* Data lines *
══════════════════════════════

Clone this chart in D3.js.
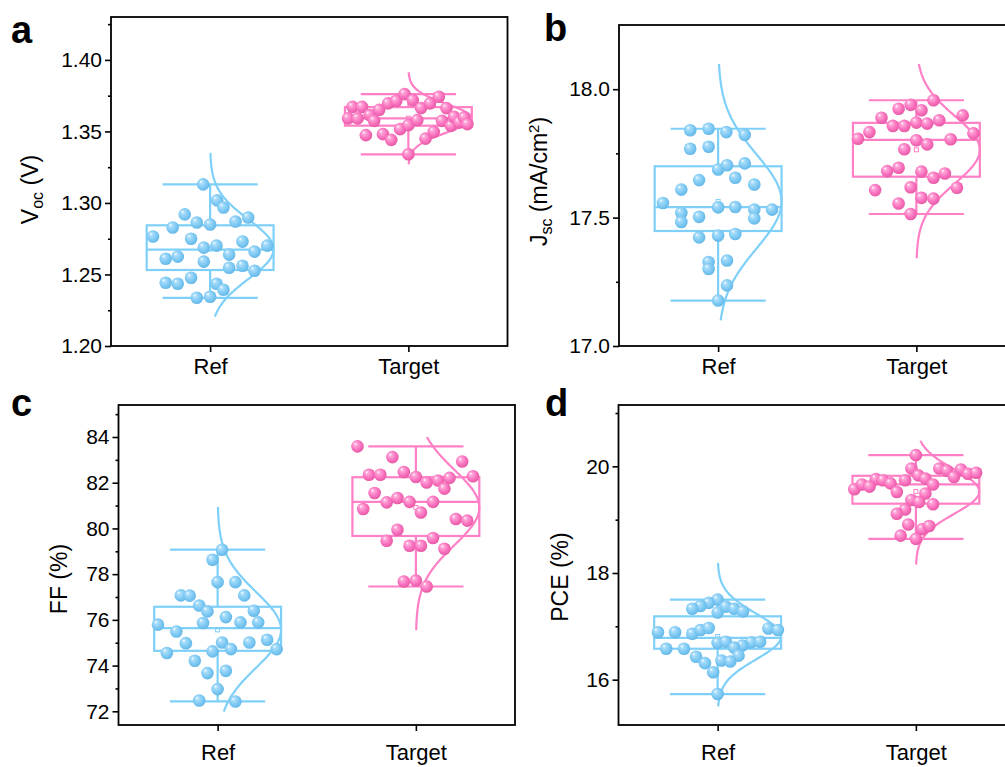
<!DOCTYPE html>
<html>
<head>
<meta charset="utf-8">
<script src="https://cdn.jsdelivr.net/npm/d3@7"></script>
<style>
  html, body { margin: 0; padding: 0; background: #fff; }
  svg { display: block; font-family: "Liberation Sans", Arial, sans-serif; }
</style>
</head>
<body>
<svg id="fig" width="1005" height="767"></svg>
<script>
// ---- categories ----
const categories = ["Ref", "Target"];

// ---- Voc (V) ----
const vocRef = [1.313,1.3018,1.2968,1.292,1.2898,1.2828,1.2863,1.2849,1.287,1.2765,1.275,1.273,1.2688,1.2702,1.266,1.2702,1.261,1.2625,1.259,1.2639,1.2547,1.2561,1.2526,1.2442,1.2435,1.2477,1.2435,1.2393,1.2337,1.2344];
const vocRefJitter = [-0.11,0.11,0.21,-0.40,0.60,-0.59,-0.21,0,0.40,-0.90,-0.30,0.51,-0.10,0.10,0.70,0.90,-0.70,-0.51,-0.10,0.30,0.30,0.51,0.70,-0.70,-0.51,-0.30,0.10,0.21,-0.21,0];
const vocTarget = [1.3672,1.3672,1.3591,1.3591,1.3614,1.3574,1.3651,1.3696,1.3714,1.3761,1.3719,1.3663,1.3696,1.3742,1.3663,1.3474,1.3481,1.3441,1.3516,1.3544,1.3579,1.345,1.3497,1.3574,1.3539,1.3602,1.3563,1.3598,1.3551,1.334];
const vocTargetJitter = [-0.88,-0.73,-0.95,-0.80,-0.61,-0.54,-0.46,-0.32,-0.19,-0.06,0.07,0.20,0.34,0.48,0.60,-0.67,-0.40,-0.27,-0.13,0,0.14,0.27,0.40,0.53,0.67,0.72,0.80,0.88,0.93,0];
const vocCurve = [[1.2205, 1.335], [1.327, 1.3914]];
const vocDomain = [1.2, 1.43];
const vocTicks = [1.20, 1.25, 1.30, 1.35, 1.40];
const vocMinor = [1.225, 1.275, 1.325, 1.375, 1.425];

// ---- Jsc (mA/cm2) ----
const jscRef = [17.840,17.846,17.833,17.822,17.768,17.776,17.6875,17.704,17.711,17.646,17.655,17.609,17.629,17.557,17.518,17.483,17.503,17.540,17.541,17.531,17.497,17.531,17.423,17.430,17.436,17.327,17.300,17.333,17.236,17.177];
const jscRefJitter = [-0.44,-0.15,0.13,0.42,-0.44,-0.15,0,0.14,0.42,-0.30,0.27,-0.58,0.57,-0.87,-0.58,-0.58,-0.30,0,0.27,0.57,0.57,0.85,-0.30,0,0.27,-0.15,-0.15,0.14,0.14,0];
const jscTarget = [17.957,17.924,17.939,17.918,17.898,17.889,17.857,17.857,17.870,17.866,17.879,17.833,17.807,17.828,17.801,17.805,17.785,17.766,17.694,17.681,17.679,17.655,17.672,17.607,17.618,17.616,17.577,17.574,17.555,17.514];
const jscTargetJitter = [0.27,-0.28,-0.09,0.08,0.73,-0.55,-0.37,-0.19,0,0.17,0.36,-0.74,-0.92,0.90,0,0.54,0.17,-0.19,-0.28,-0.46,0.08,0.27,0.45,-0.65,-0.09,0.64,0.08,0.27,-0.28,-0.09];
const jscCurve = [[17.10, 18.098], [17.342, 18.098]];
const jscDomain = [17.0, 18.25];
const jscTicks = [17.0, 17.5, 18.0];
const jscMinor = [17.25, 17.75];

// ---- FF (%) ----
const ffRef = [79.07,78.63,77.65,77.65,77.07,77.06,77.07,76.63,76.37,76.40,76.12,75.79,75.86,75.89,75.89,75.49,74.98,75.01,75.01,75.13,74.62,74.72,74.72,74.55,74.21,73.67,73.77,72.97,72.47,72.43];
const ffRefJitter = [0.07,-0.08,0,0.28,-0.58,-0.44,0.42,-0.29,-0.16,0.57,0.13,-0.94,-0.23,0.36,0.64,-0.65,-0.50,0.07,0.50,0.78,-0.08,0.21,0.93,-0.80,-0.36,-0.16,0.13,0,-0.29,0.28];
const ffTarget = [83.59,83.12,82.93,82.35,82.35,82.47,82.25,82.01,82.10,82.21,82.28,81.74,81.55,81.14,81.33,81.16,81.16,80.70,80.85,80.41,80.34,79.94,79.46,79.24,79.24,79.58,79.11,77.68,77.72,77.46];
const ffTargetJitter = [-0.92,-0.37,0.73,-0.74,-0.56,-0.19,0,0.17,0.35,0.53,0.90,0.45,-0.65,-0.46,-0.29,-0.10,0.27,0.08,-0.83,0.63,0.81,-0.29,-0.46,-0.10,0.08,0.27,0.45,-0.19,0,0.17];
const ffCurve = [[71.99, 80.94], [75.55, 84.0]];
const ffDomain = [71.4, 85.4];
const ffTicks = [72, 74, 76, 78, 80, 82, 84];
const ffMinor = [73, 75, 77, 79, 81, 83, 85];

// ---- PCE (%) ----
const pceRef = [17.50,17.44,17.38,17.33,17.26,17.37,17.33,17.28,16.89,16.89,16.86,16.93,16.97,16.96,16.93,16.69,16.71,16.70,16.71,16.64,16.60,16.58,16.58,16.45,16.43,16.31,16.36,16.34,16.14,15.73];
const pceRefJitter = [0,-0.14,-0.27,-0.40,0,0.13,0.26,0.40,-0.94,-0.67,-0.40,-0.27,-0.14,0.80,0.95,0,0.13,0.53,0.67,0.39,0.26,-0.81,-0.53,0.33,-0.34,-0.20,0.06,0.20,-0.07,0];
const pceTarget = [20.21,19.96,19.96,19.92,19.94,19.86,19.88,19.80,19.83,19.77,19.74,19.76,19.74,19.68,19.66,19.57,19.66,19.62,19.52,19.49,19.37,19.33,19.29,19.19,19.11,18.91,18.82,18.88,18.70,18.64];
const pceTargetJitter = [0,-0.07,0.37,0.49,0.71,0.82,0.95,0.60,0.04,0.15,-0.17,-0.63,-0.52,-0.40,0.27,-0.97,-0.85,-0.73,-0.30,0.15,-0.07,0.05,0.27,-0.17,-0.30,-0.12,0.10,0.21,-0.24,0];
const pceCurve = [[15.50, 18.19], [18.16, 20.48]];
const pceDomain = [15.15, 21.15];
const pceTicks = [16, 18, 20];
const pceMinor = [17, 19, 21];

// ---- styling ----
const lineColors = ["#7fd0f9", "#ff80c6"];
const ballColors = [
  { hi: "#ffffff", mid: "#a9ddfb", base: "#7cc8f2", edge: "#5fb4e6" },
  { hi: "#ffffff", mid: "#ffa6d8", base: "#f870bd", edge: "#e2559f" }
];

const svg = d3.select("#fig");
const defs = svg.append("defs");
ballColors.forEach((c, i) => {
  const g = defs.append("radialGradient")
    .attr("id", "ball" + i)
    .attr("cx", "0.45").attr("cy", "0.45").attr("r", "0.6")
    .attr("fx", "0.32").attr("fy", "0.28");
  g.append("stop").attr("offset", "0%").attr("stop-color", c.hi);
  g.append("stop").attr("offset", "22%").attr("stop-color", c.mid);
  g.append("stop").attr("offset", "65%").attr("stop-color", c.base);
  g.append("stop").attr("offset", "100%").attr("stop-color", c.edge);
});

const panels = [
  { letter: "a", series: [vocRef, vocTarget], jitter: [vocRefJitter, vocTargetJitter], curve: vocCurve,
    domain: vocDomain, ticks: vocTicks, minor: vocMinor, fmt: d3.format(".2f"),
    left: 111, top: 17, bottom: 346, titleX: 38, titleShift: 8, letterPos: [11, 43], xPad: 6,
    title: [["V", 0], ["oc", 1], [" (V)", 0]] },
  { letter: "b", series: [jscRef, jscTarget], jitter: [jscRefJitter, jscTargetJitter], curve: jscCurve,
    domain: jscDomain, ticks: jscTicks, minor: jscMinor, fmt: d3.format(".1f"),
    left: 619, top: 25, bottom: 346, titleX: 547, titleShift: -4, letterPos: [544, 41], xPad: 6,
    title: [["J", 0], ["sc", 1], [" (mA/cm", 0], ["2", 2], [")", 0]] },
  { letter: "c", series: [ffRef, ffTarget], jitter: [ffRefJitter, ffTargetJitter], curve: ffCurve,
    domain: ffDomain, ticks: ffTicks, minor: ffMinor, fmt: d3.format("d"),
    left: 118.5, top: 405, bottom: 725, titleX: 67, titleShift: 14, letterPos: [11, 416], xPad: 13,
    title: [["FF (%)", 0]] },
  { letter: "d", series: [pceRef, pceTarget], jitter: [pceRefJitter, pceTargetJitter], curve: pceCurve,
    domain: pceDomain, ticks: pceTicks, minor: pceMinor, fmt: d3.format("d"),
    left: 618.5, top: 405, bottom: 725, titleX: 568, titleShift: 12, letterPos: [545, 416], xPad: 13,
    title: [["PCE (%)", 0]] }
];

const plotWidth = 396.5;

panels.forEach(p => {
  const g = svg.append("g");
  const right = p.left + plotWidth;
  const x = d3.scalePoint().domain(categories).range([p.left, right]).padding(0.5);
  const y = d3.scaleLinear().domain(p.domain).range([p.bottom, p.top]);
  const halfW = x.step() * 0.32;

  // frame
  g.append("rect")
    .attr("x", p.left).attr("y", p.top)
    .attr("width", plotWidth).attr("height", p.bottom - p.top)
    .attr("fill", "none").attr("stroke", "#000").attr("stroke-width", 1.8);

  // axes
  const yAxis = g.append("g").attr("transform", `translate(${p.left},0)`)
    .call(d3.axisLeft(y).tickValues(p.ticks).tickSize(6).tickPadding(3).tickFormat(p.fmt));
  const yMinor = g.append("g").attr("transform", `translate(${p.left},0)`)
    .call(d3.axisLeft(y).tickValues(p.minor.filter(v => v <= p.domain[1])).tickSize(3).tickFormat(""));
  const xAxis = g.append("g").attr("transform", `translate(0,${p.bottom})`)
    .call(d3.axisBottom(x).tickSize(6).tickPadding(p.xPad));
  [yAxis, yMinor, xAxis].forEach(a => {
    a.select(".domain").remove();
    a.selectAll("line").attr("stroke", "#000").attr("stroke-width", 1.6);
  });
  yAxis.selectAll("text").attr("font-size", 21).attr("fill", "#000")
    .attr("font-family", "'Liberation Sans', Arial, sans-serif");
  xAxis.selectAll("text").attr("font-size", 22).attr("fill", "#000")
    .attr("font-family", "'Liberation Sans', Arial, sans-serif");

  // y title
  const t = g.append("text")
    .attr("transform", `translate(${p.titleX},${(p.top + p.bottom) / 2 + p.titleShift}) rotate(-90)`)
    .attr("text-anchor", "middle").attr("font-size", 23).attr("fill", "#000");
  p.title.forEach(([s, kind]) => {
    const ts = t.append("tspan").text(s);
    if (kind === 1) ts.attr("font-size", 16).attr("baseline-shift", "-30%");
    if (kind === 2) ts.attr("font-size", 15).attr("baseline-shift", "55%");
  });

  // panel letter
  g.append("text").attr("x", p.letterPos[0]).attr("y", p.letterPos[1])
    .attr("font-size", 38).attr("font-weight", "bold").attr("fill", "#000").text(p.letter);

  p.series.forEach((vals, i) => {
    const cx = x(categories[i]);
    const col = lineColors[i];
    const sorted = vals.slice().sort(d3.ascending);
    const q1 = d3.quantile(sorted, 0.25), med = d3.quantile(sorted, 0.5), q3 = d3.quantile(sorted, 0.75);
    const lo = sorted[0], hi = sorted[sorted.length - 1];
    const mean = d3.mean(vals), sd = d3.deviation(vals);
    const sg = g.append("g").attr("stroke", col).attr("stroke-width", 2.2).attr("fill", "none");

    // whiskers
    sg.append("line").attr("x1", cx).attr("x2", cx).attr("y1", y(hi)).attr("y2", y(q3));
    sg.append("line").attr("x1", cx).attr("x2", cx).attr("y1", y(q1)).attr("y2", y(lo));
    sg.append("line").attr("x1", cx - halfW * 0.75).attr("x2", cx + halfW * 0.75).attr("y1", y(hi)).attr("y2", y(hi));
    sg.append("line").attr("x1", cx - halfW * 0.75).attr("x2", cx + halfW * 0.75).attr("y1", y(lo)).attr("y2", y(lo));
    // box
    sg.append("rect").attr("x", cx - halfW).attr("y", y(q3))
      .attr("width", 2 * halfW).attr("height", y(q1) - y(q3));
    sg.append("line").attr("x1", cx - halfW).attr("x2", cx + halfW).attr("y1", y(med)).attr("y2", y(med));
    // mean marker
    sg.append("rect").attr("x", cx - 2).attr("y", y(mean) - 2).attr("width", 4).attr("height", 4)
      .attr("stroke-width", 1);

    // normal distribution curve
    const [c0, c1] = p.curve[i];
    const pts = d3.range(0, 121).map(k => c0 + (c1 - c0) * k / 120);
    const line = d3.line()
      .x(v => cx + halfW * Math.exp(-((v - mean) ** 2) / (2 * sd * sd)))
      .y(v => y(v))
      .curve(d3.curveBasis);
    sg.append("path").attr("d", line(pts));

    // data points
    g.append("g").selectAll("circle").data(vals).join("circle")
      .attr("cx", (v, k) => cx + p.jitter[i][k] * halfW)
      .attr("cy", v => y(v))
      .attr("r", 6.3)
      .attr("fill", `url(#ball${i})`);
  });
});
</script>
</body>
</html>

══════════════════════════════

Write out exactly the opening lines of the data, stopping after the line that holds "const vocMinor = [1.225, 1.275, 1.325, 1.375, 1.425];". Exclude pictures.

* Result of the task *
Clone this chart in D3.js.
<!DOCTYPE html>
<html>
<head>
<meta charset="utf-8">
<script src="https://cdn.jsdelivr.net/npm/d3@7"></script>
<style>
  html, body { margin: 0; padding: 0; background: #fff; }
  svg { display: block; font-family: "Liberation Sans", Arial, sans-serif; }
</style>
</head>
<body>
<svg id="fig" width="1005" height="767"></svg>
<script>
// ---- categories ----
const categories = ["Ref", "Target"];

// ---- Voc (V) ----
const vocRef = [1.313,1.3018,1.2968,1.292,1.2898,1.2828,1.2863,1.2849,1.287,1.2765,1.275,1.273,1.2688,1.2702,1.266,1.2702,1.261,1.2625,1.259,1.2639,1.2547,1.2561,1.2526,1.2442,1.2435,1.2477,1.2435,1.2393,1.2337,1.2344];
const vocRefJitter = [-0.11,0.11,0.21,-0.40,0.60,-0.59,-0.21,0,0.40,-0.90,-0.30,0.51,-0.10,0.10,0.70,0.90,-0.70,-0.51,-0.10,0.30,0.30,0.51,0.70,-0.70,-0.51,-0.30,0.10,0.21,-0.21,0];
const vocTarget = [1.3672,1.3672,1.3591,1.3591,1.3614,1.3574,1.3651,1.3696,1.3714,1.3761,1.3719,1.3663,1.3696,1.3742,1.3663,1.3474,1.3481,1.3441,1.3516,1.3544,1.3579,1.345,1.3497,1.3574,1.3539,1.3602,1.3563,1.3598,1.3551,1.334];
const vocTargetJitter = [-0.88,-0.73,-0.95,-0.80,-0.61,-0.54,-0.46,-0.32,-0.19,-0.06,0.07,0.20,0.34,0.48,0.60,-0.67,-0.40,-0.27,-0.13,0,0.14,0.27,0.40,0.53,0.67,0.72,0.80,0.88,0.93,0];
const vocCurve = [[1.2205, 1.335], [1.327, 1.3914]];
const vocDomain = [1.2, 1.43];
const vocTicks = [1.20, 1.25, 1.30, 1.35, 1.40];
const vocMinor = [1.225, 1.275, 1.325, 1.375, 1.425];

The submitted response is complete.